Ethanol rally at first of year goes into skid

Imports, drop in gas sales cut biofuel-rebound hopes

Ethanol’s best annual price performance since 2006 is coming apart as the lowest seasonal gasoline demand in 10 years reduces consumption at the same time a rebound in the corn crop helps boost supply.

The biofuel has dropped 10 percent from an 18-month high of $2.744 a gallon on May 31 on speculation that lower manufacturing costs will lift production. Use of gasoline, with which ethanol is blended, is down 5.3 percent from a year earlier, according to data from the federal Energy Information Administration.

Last year, drought boosted corn prices to record levels, idling as many as 20 ethanol plants because it was no longer profitable to make the fuel.

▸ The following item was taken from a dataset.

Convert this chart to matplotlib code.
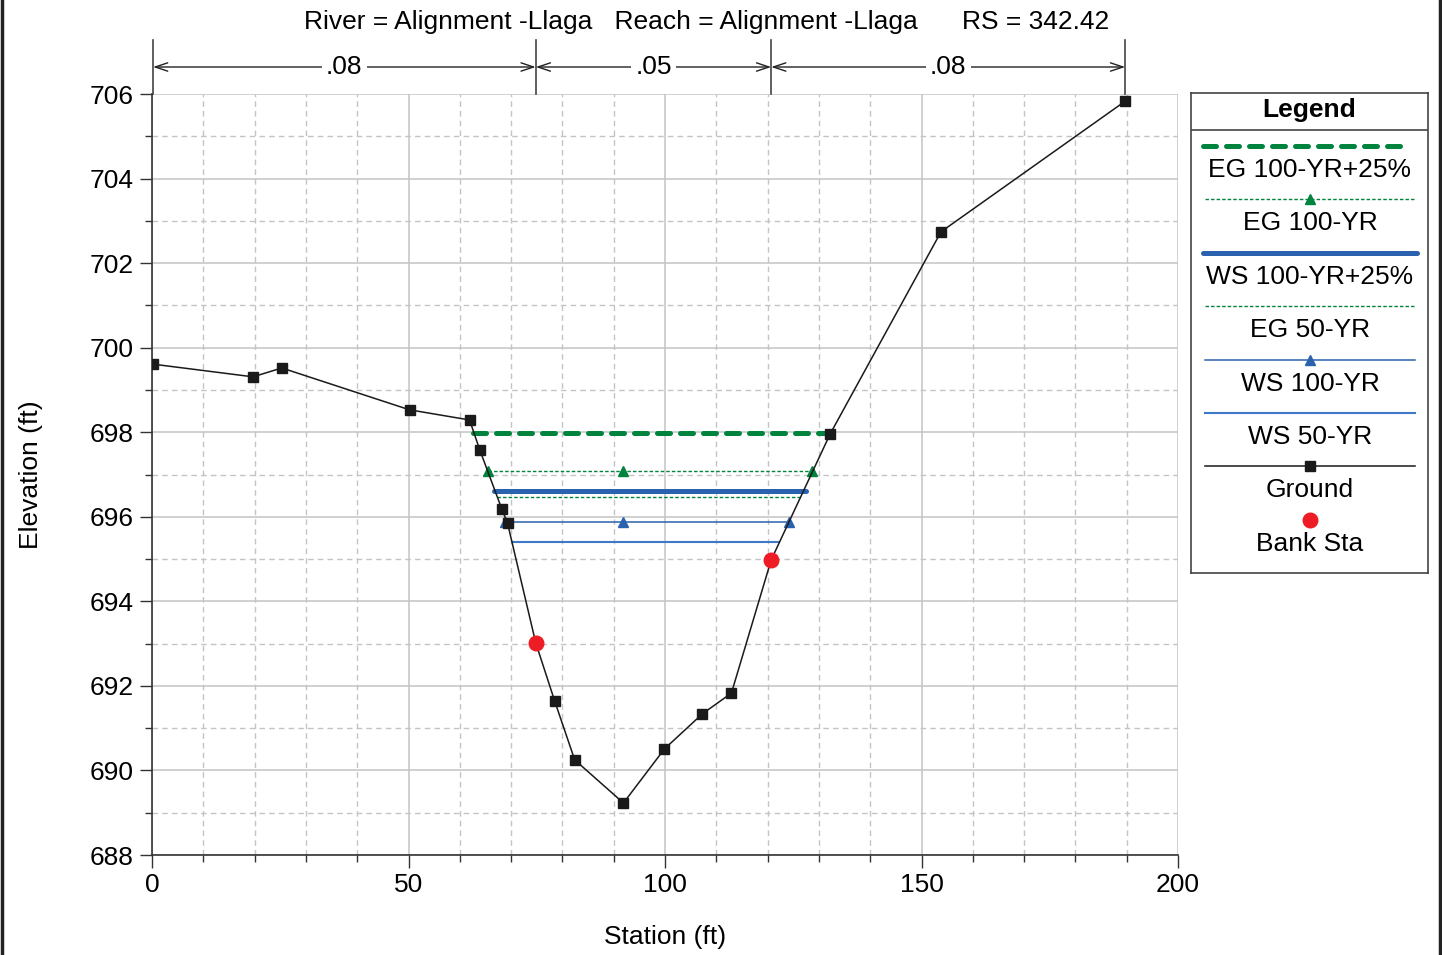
import numpy as np
import matplotlib.pyplot as plt
import matplotlib.transforms as mtransforms
from matplotlib.lines import Line2D

plt.rcParams['font.family'] = ['Liberation Sans', 'DejaVu Sans']

# --- data -----------------------------------------------------------------
station = [0.2, 19.7, 25.3, 50.2, 61.9, 63.9, 68.2, 69.3, 74.8, 78.5, 82.4,
           91.9, 99.9, 107.3, 112.95, 120.7, 132.2, 153.8, 189.7]
elev = [699.61, 699.31, 699.52, 698.53, 698.29, 697.58, 696.18, 695.85, 693.02,
        691.64, 690.25, 689.23, 690.51, 691.34, 691.83, 694.98, 697.96, 702.74,
        705.83]

bank_sta = [74.8, 120.7]
bank_elev = [693.02, 694.98]

# water surface / energy grade profiles: (left sta, right sta, elevation)
eg100_25 = (62.5, 132.2, 697.98)
eg100 = (65.4, 128.7, 697.08)
ws100_25 = (66.6, 127.4, 696.61)
eg50 = (67.3, 126.8, 696.47)
ws100 = (68.9, 124.2, 695.88)
ws50 = (70.3, 122.3, 695.40)
mid_marker_sta = 91.9

n_values = ['.08', '.05', '.08']
n_breaks = [0.2, 74.8, 120.7, 189.7]

title = 'River = Alignment -Llaga   Reach = Alignment -Llaga      RS = 342.42'

green = '#00843d'
blue = '#2a62b0'
blue_lt = '#3f78c6'
FS = 19

# --- figure -----------------------------------------------------------------
fig = plt.figure(figsize=(14.42, 9.55), dpi=100)
ax = fig.add_axes([152 / 1442, 1 - 855 / 955, (1178 - 152) / 1442, (855 - 94) / 955])

ax.set_xlim(0, 200)
ax.set_ylim(688, 706)
ax.set_xticks(np.arange(0, 201, 50))
ax.set_xticks(np.arange(0, 201, 10), minor=True)
ax.set_yticks(np.arange(688, 707, 2))
ax.set_yticks(np.arange(689, 706, 2), minor=True)
ax.grid(True, which='major', color='#c4c4c4', lw=1.1, ls='-')
ax.grid(True, which='minor', color='#c4c4c4', lw=1.0, ls=(0, (4, 3)))
ax.set_axisbelow(True)
for s in ['top', 'right']:
    ax.spines[s].set_visible(False)
for s in ['left', 'bottom']:
    ax.spines[s].set_color('#333333')
    ax.spines[s].set_linewidth(1.2)
ax.tick_params(which='major', length=9, width=1, direction='out', labelsize=FS,
               color='#333333', pad=4)
ax.tick_params(which='minor', length=5, width=1, direction='out', color='#333333')

ax.set_xlabel('Station (ft)', fontsize=FS, labelpad=20)
ax.set_ylabel('Elevation (ft)', fontsize=FS, labelpad=34)

def hline(p, **kw):
    ax.plot([p[0], p[1]], [p[2], p[2]], **kw)

hline(ws50, color=blue_lt, lw=1.5, zorder=3)
hline(ws100, color=blue, lw=1.1, zorder=3)
ax.plot([ws100[0], mid_marker_sta, ws100[1]], [ws100[2]] * 3,
        ls='none', marker='^', ms=7, color=blue, zorder=4)
hline(eg50, color=green, lw=1.0, ls=(0, (2.5, 1.5)), zorder=3)
hline(ws100_25, color=blue, lw=3.6, solid_capstyle='round', zorder=3)
hline(eg100, color=green, lw=1.0, ls=(0, (2.5, 1.5)), zorder=3)
ax.plot([eg100[0], mid_marker_sta, eg100[1]], [eg100[2]] * 3,
        ls='none', marker='^', ms=7, color=green, zorder=4)
hline(eg100_25, color=green, lw=3.6, ls=(0, (2.6, 2.0)), dash_capstyle='round',
      zorder=3)

ax.plot(station, elev, color='#1a1a1a', lw=1.1, marker='s', ms=6.5, zorder=5)
ax.plot(bank_sta, bank_elev, ls='none', marker='o', ms=10.5, color='#ee1c25',
        zorder=6)

# --- n-value bar on top -----------------------------------------------------
trans = mtransforms.blended_transform_factory(ax.transData, ax.transAxes)
y_arr = (855 - 67) / 761
for xb in n_breaks:
    ax.plot([xb, xb], [1.0, (855 - 40) / 761], transform=trans, color='#444444',
            lw=1.2, clip_on=False)
for i, lab in enumerate(n_values):
    a, b = n_breaks[i], n_breaks[i + 1]
    m = (a + b) / 2
    for end in (a, b):
        ax.annotate('', xy=(end, y_arr), xycoords=trans, xytext=(m, y_arr),
                    textcoords=trans,
                    arrowprops=dict(arrowstyle='->,head_length=0.9,head_width=0.3',
                                    color='#222222', lw=1.0,
                                    shrinkA=0, shrinkB=0))
    ax.text(m, y_arr, lab, transform=trans, ha='center', va='center', fontsize=FS,
            bbox=dict(facecolor='white', edgecolor='none', pad=3), zorder=10)

fig.text(707 / 1442, 1 - 22 / 955, title, ha='center', va='center', fontsize=FS)

# --- legend box ---------------------------------------------------------------
lg = fig.add_axes([1191 / 1442, 1 - 573 / 955, 237 / 1442, 480 / 955])
lg.set_xlim(0, 237)
lg.set_ylim(480, 0)
lg.set_xticks([])
lg.set_yticks([])
for s in lg.spines.values():
    s.set_color('#444444')
    s.set_linewidth(1.2)
lg.text(118.5, 17, 'Legend', ha='center', va='center', fontsize=FS,
        fontweight='bold')
lg.plot([0, 237], [37, 37], color='#444444', lw=1.2)

entries = [
    ('EG 100-YR+25%', dict(color=green, lw=3.6, ls=(0, (2.6, 2.0)),
                           dash_capstyle='round'), None, 12, 218),
    ('EG 100-YR', dict(color=green, lw=1.0, ls=(0, (2.5, 1.5))), ('^', green), 14, 224),
    ('WS 100-YR+25%', dict(color=blue, lw=3.6, solid_capstyle='round'), None, 12, 226),
    ('EG 50-YR', dict(color=green, lw=1.0, ls=(0, (2.5, 1.5))), None, 14, 224),
    ('WS 100-YR', dict(color=blue, lw=1.1), ('^', blue), 14, 224),
    ('WS 50-YR', dict(color=blue_lt, lw=1.5), None, 14, 224),
    ('Ground', dict(color='#1a1a1a', lw=1.1), ('s', '#1a1a1a'), 14, 224),
    ('Bank Sta', None, ('o', '#ee1c25'), 14, 224),
]
for k, (name, style, mk, x0, x1) in enumerate(entries):
    yl = 53 + k * 53.4
    if style is not None:
        lg.plot([x0, x1], [yl, yl], **style)
    if mk is not None:
        ms = 10.5 if mk[0] == 'o' else 6.5
        lg.plot([119], [yl], ls='none', marker=mk[0], color=mk[1], ms=ms)
    lg.text(119, yl + 24, name, ha='center', va='center', fontsize=FS)

# figure side borders
fig.add_artist(Line2D([2 / 1442, 2 / 1442], [0, 1], color='#222222', lw=2.5))
fig.add_artist(Line2D([1440 / 1442, 1440 / 1442], [0, 1], color='#222222', lw=2.5))

fig.savefig('out.png', dpi=100)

Now the returns are the best since December 2011, prompting distillers to increase output at the start of the U.S. summer driving season when demand typically peaks. Imports, attracted by the higher prices, have almost tripled from a year earlier.

“It’s not pretty, that’s for sure,” Justin Dirico, manager of the biofuels desk at Eagle Energy Brokers LLC in New York, said Wednesday. “It’s catching a lot of people off guard. The U.S. economy is doing good, but oil demand and gasoline demand just hasn’t been there in 2013.”

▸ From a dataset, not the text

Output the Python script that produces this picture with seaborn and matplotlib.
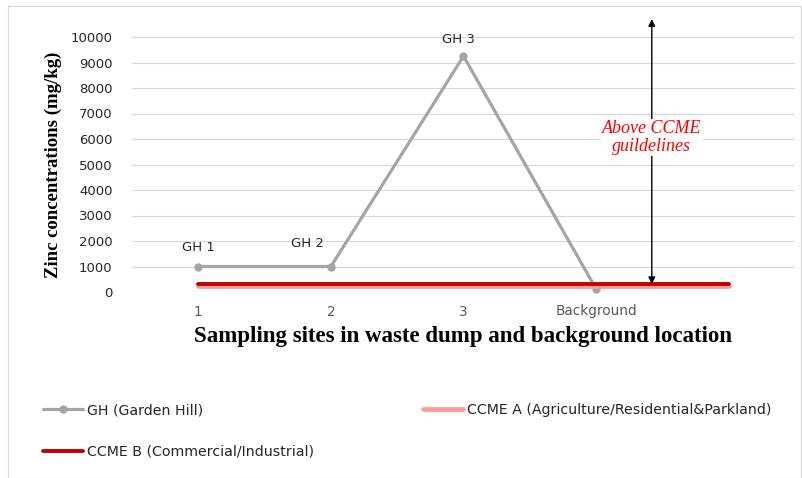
import matplotlib
matplotlib.use("Agg")
import matplotlib.pyplot as plt
import seaborn as sns
import pandas as pd
from matplotlib.patches import Rectangle

# ---- data ----
sites = ["1", "2", "3", "Background", ""]
gh_values = [1000, 1000, 9250, 120]
gh_labels = ["GH 1", "GH 2", "GH 3", ""]
ccme_a = [250, 250, 250, 250, 250]
ccme_b = [330, 330, 330, 330, 330]
yticks = list(range(0, 10001, 1000))

sns.set_theme(style="white")
plt.rcParams["font.family"] = ["DejaVu Sans"]

fig = plt.figure(figsize=(8.03, 4.78), dpi=100)
ax = fig.add_axes([132 / 803, 1 - 292 / 478, 663 / 803, 255 / 478])

gh_df = pd.DataFrame({"x": range(len(gh_values)), "y": gh_values})
a_df = pd.DataFrame({"x": range(len(ccme_a)), "y": ccme_a})
b_df = pd.DataFrame({"x": range(len(ccme_b)), "y": ccme_b})

sns.lineplot(data=a_df, x="x", y="y", ax=ax, color="#ff9999", linewidth=3.4,
             label="CCME A (Agriculture/Residential&Parkland)", zorder=3)
sns.lineplot(data=b_df, x="x", y="y", ax=ax, color="#c00000", linewidth=2.8,
             label="CCME B (Commercial/Industrial)", zorder=4)
sns.lineplot(data=gh_df, x="x", y="y", ax=ax, color="#a5a5a5", linewidth=2.3,
             marker="o", markersize=6, markeredgewidth=0, sort=False,
             label="GH (Garden Hill)", zorder=2)
for ln in ax.lines:
    ln.set_clip_on(False)

# data labels
offsets = [(0, 9), (-17, 12), (-4, 7)]
for i, lab in enumerate(gh_labels):
    if lab:
        ax.annotate(lab, (i, gh_values[i]), xytext=offsets[i], textcoords="offset points",
                    ha="center", va="bottom", fontsize=9.5, color="#262626")

# arrow + note
ax.annotate("", xy=(3.42, 10700), xytext=(3.42, 310),
            arrowprops=dict(arrowstyle="<|-|>", color="black", lw=1.0,
                            mutation_scale=10, shrinkA=0, shrinkB=0),
            annotation_clip=False, zorder=5)
ax.text(3.42, 6050, "Above CCME\nguildelines", ha="center", va="center",
        fontsize=13, style="italic", color="#ff0000", family="Liberation Serif",
        bbox=dict(facecolor="white", edgecolor="none", pad=1.0), zorder=6,
        linespacing=1.05)

ax.set_xlim(-0.5, 4.5)
ax.set_ylim(0, 10000)
ax.set_xticks(range(len(sites)))
ax.set_xticklabels(sites)
ax.set_yticks(yticks)
ax.set_yticklabels([str(v) for v in yticks])
ax.tick_params(axis="y", length=0, pad=14, labelsize=9.5, labelcolor="#262626")
ax.tick_params(axis="x", length=0, pad=9, labelsize=9.8, labelcolor="#595959")
ax.grid(axis="y", color="#d9d9d9", linewidth=0.8)
ax.set_axisbelow(True)
for s in ax.spines.values():
    s.set_visible(False)

ax.set_ylabel("Zinc concentrations (mg/kg)", family="Liberation Serif",
              fontweight="bold", fontsize=13.5, color="black")
ax.yaxis.set_label_coords(-0.106, 0.5)
ax.set_xlabel("Sampling sites in waste dump and background location", family="Liberation Serif",
              fontweight="bold", fontsize=16.5, color="black")
ax.xaxis.set_label_coords(0.5, -0.133)

# legend
handles, labels = ax.get_legend_handles_labels()
order = [2, 1, 0]
ax.legend_.remove()
fig.legend([handles[i] for i in order], [labels[i] for i in order],
           loc="upper left", bbox_to_anchor=(43 / 803, 1 - 403 / 478), ncol=2,
           frameon=False, handlelength=2.8, handletextpad=0.3,
           columnspacing=7.7, labelspacing=1.95, borderpad=0, borderaxespad=0,
           prop={"family": "DejaVu Sans", "size": 10.2}, labelcolor="#262626")

# figure border
fig.patches.append(Rectangle((8 / 803, 0), 1 - 8 / 803 - 2 / 803, 1 - 6 / 478,
                             transform=fig.transFigure, fill=False,
                             edgecolor="#d9d9d9", linewidth=0.8))

fig.savefig("out.png", dpi=100)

Ethanol’s 25 percent advance on the Chicago Board of Trade in the first five months of the year was the best for the period in seven years and topped the 19 percent gain of natural gas, which was then the top performer in the Standard & Poor’s GSCI Spot Index of 24 raw materials. The fuel reached the highest level since November 2011.

Last year’s drought drove corn futures to a record $8.49 per bushel on Aug. 10. As production slid and farmers planted a record crop to rebound from the drought, the price of corn, the main ethanol feedstock in the United States, fell to $6.40 on May 21.

The corn crush spread - the cost difference between a gallon of ethanol and corn to make it - was 16 cents a gallon as of May 31, compared with a minus 35 cents on Dec. 31, data compiled by Bloomberg show.

One bushel of corn makes at least 2.75 gallons of the renewable fuel. Ethanol is blended with gasoline as part of a 2007 U.S. energy law known as the Renewable Fuels Standard, which calls for refiners to use 13.8 billion gallons of the fuel this year and 14.4 billion in 2014. Ethanol is typically sold in a combination known as E-10, with 10 percent of the mix made up of the biofuel and the rest gasoline.

Denatured ethanol for July delivery rose 3 cents, or 1.2 percent, to $2.461 a gallon on the Chicago Board of Trade, leaving prices up 12 percent for the year, for now the best since a 17 percent gain in 2011. The crush spread was 12 cents a gallon.

Production in the week ending June 7 was 884,000 barrels a day, up 15 percent from the record-low 770,000 barrels a day in January, a report from the Energy Information Administration, the statistical arm of the U.S. Energy Department’s, showed Wednesday.

The U.S. is projected to have a record corn harvest of 14 billion bushels in 2013, up from 10.8 billion in 2012, the U.S. Department of Agriculture said in a report Wednesday.

If realized, the department’s corn estimate probably will translate into higher ethanol production, Jim Damask, a trader at StarFuels Inc., in Jupiter, Fla., said last week in a phone interview.

“Now we have more corn than we know what to do with, and that eliminates a lot of fears for these ethanol buyers,” Damask said.

Southwest Georgia Ethanol LLC said on June 10 that it restarted production at its distillery in Camilla, Ga., because of cheaper manufacturing costs.

Poet LLC, the second-biggest U.S. ethanol producer, said in April that it resumed operations at its plant in Macon, Mo., and Valero Energy Corp., the third-biggest maker of the fuel, restarted output at its distillery in Linden, Ind., in March.

East-Kansas Agri-Energy LLC is considering reopening its plant in Garnett, Kan., after the harvest in September, Doug Sommer, the mill’s manager said Wednesday.

Gasoline demand in the week ending June 7 averaged 8.65 million barrels a day, down from 9.13 million a year earlier and the lowest for this time of the year since 2003, Energy Information Administration data showed.

With the attraction of higher prices through May, imports have averaged 17,000 barrels a day so far this year, up from 6,000 a year earlier.

The prospect of increased imports from Brazil has also weighed on ethanol prices, said Dirico. Anhydrous ethanol in Sao Paulo cost $2.33 a gallon in the week ending June 7, according to data compiled by Bloomberg.

“If we keep on getting a lot of imports and blending doesn’t pick up, this could be an ugly story,” Dirico said.